Work to complete —
Begin with the first line and repeat exactly through the line containing "from matplotlib.patches import Rectangle"; leave every image out.

Data —
○ ○ ○ ○
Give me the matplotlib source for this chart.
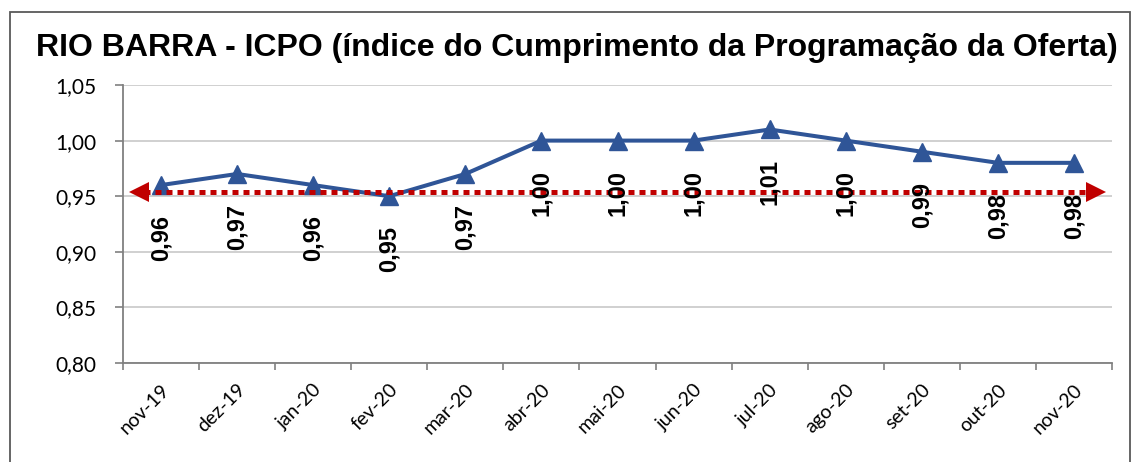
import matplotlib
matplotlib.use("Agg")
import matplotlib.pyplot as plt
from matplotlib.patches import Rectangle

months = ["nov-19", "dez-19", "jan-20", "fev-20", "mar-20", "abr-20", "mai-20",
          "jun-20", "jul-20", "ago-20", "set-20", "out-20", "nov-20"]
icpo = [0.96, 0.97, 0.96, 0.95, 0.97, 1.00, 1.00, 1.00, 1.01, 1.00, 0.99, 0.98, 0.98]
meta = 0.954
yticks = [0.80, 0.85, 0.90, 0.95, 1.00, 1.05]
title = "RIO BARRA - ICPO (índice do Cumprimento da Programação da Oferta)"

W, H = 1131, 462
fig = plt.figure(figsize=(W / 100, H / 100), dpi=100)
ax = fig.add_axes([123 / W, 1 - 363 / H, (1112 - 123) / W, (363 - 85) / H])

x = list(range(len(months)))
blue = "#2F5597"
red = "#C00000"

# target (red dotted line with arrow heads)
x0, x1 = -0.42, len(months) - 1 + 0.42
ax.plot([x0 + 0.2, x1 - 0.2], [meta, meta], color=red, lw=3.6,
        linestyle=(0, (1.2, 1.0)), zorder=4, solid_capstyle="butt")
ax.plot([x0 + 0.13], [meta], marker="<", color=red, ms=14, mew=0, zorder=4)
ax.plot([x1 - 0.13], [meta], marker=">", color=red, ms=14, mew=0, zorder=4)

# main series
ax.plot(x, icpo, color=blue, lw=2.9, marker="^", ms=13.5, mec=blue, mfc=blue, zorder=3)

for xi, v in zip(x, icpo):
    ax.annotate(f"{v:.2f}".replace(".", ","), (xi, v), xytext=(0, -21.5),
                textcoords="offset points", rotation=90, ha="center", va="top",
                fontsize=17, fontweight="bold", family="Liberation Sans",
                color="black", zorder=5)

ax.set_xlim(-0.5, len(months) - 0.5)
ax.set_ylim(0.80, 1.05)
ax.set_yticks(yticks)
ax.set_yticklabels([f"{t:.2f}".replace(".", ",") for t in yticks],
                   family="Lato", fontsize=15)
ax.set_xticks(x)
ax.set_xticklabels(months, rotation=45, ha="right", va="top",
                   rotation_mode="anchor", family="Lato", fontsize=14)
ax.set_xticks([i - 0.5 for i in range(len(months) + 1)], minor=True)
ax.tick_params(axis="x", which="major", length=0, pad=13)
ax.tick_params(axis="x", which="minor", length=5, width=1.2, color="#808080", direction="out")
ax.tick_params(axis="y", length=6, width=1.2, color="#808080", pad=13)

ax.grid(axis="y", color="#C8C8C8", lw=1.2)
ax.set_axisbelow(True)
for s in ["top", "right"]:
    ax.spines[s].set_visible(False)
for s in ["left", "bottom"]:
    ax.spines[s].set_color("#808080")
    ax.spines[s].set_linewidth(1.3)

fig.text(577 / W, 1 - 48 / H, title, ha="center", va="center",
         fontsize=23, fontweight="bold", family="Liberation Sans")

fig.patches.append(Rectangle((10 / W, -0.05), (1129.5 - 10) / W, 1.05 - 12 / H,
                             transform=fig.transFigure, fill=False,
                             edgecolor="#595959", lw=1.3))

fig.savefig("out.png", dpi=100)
○ ○ ○ ○
Result —
Give me the matplotlib source for this chart.
import matplotlib
matplotlib.use("Agg")
import matplotlib.pyplot as plt
from matplotlib.patches import Rectangle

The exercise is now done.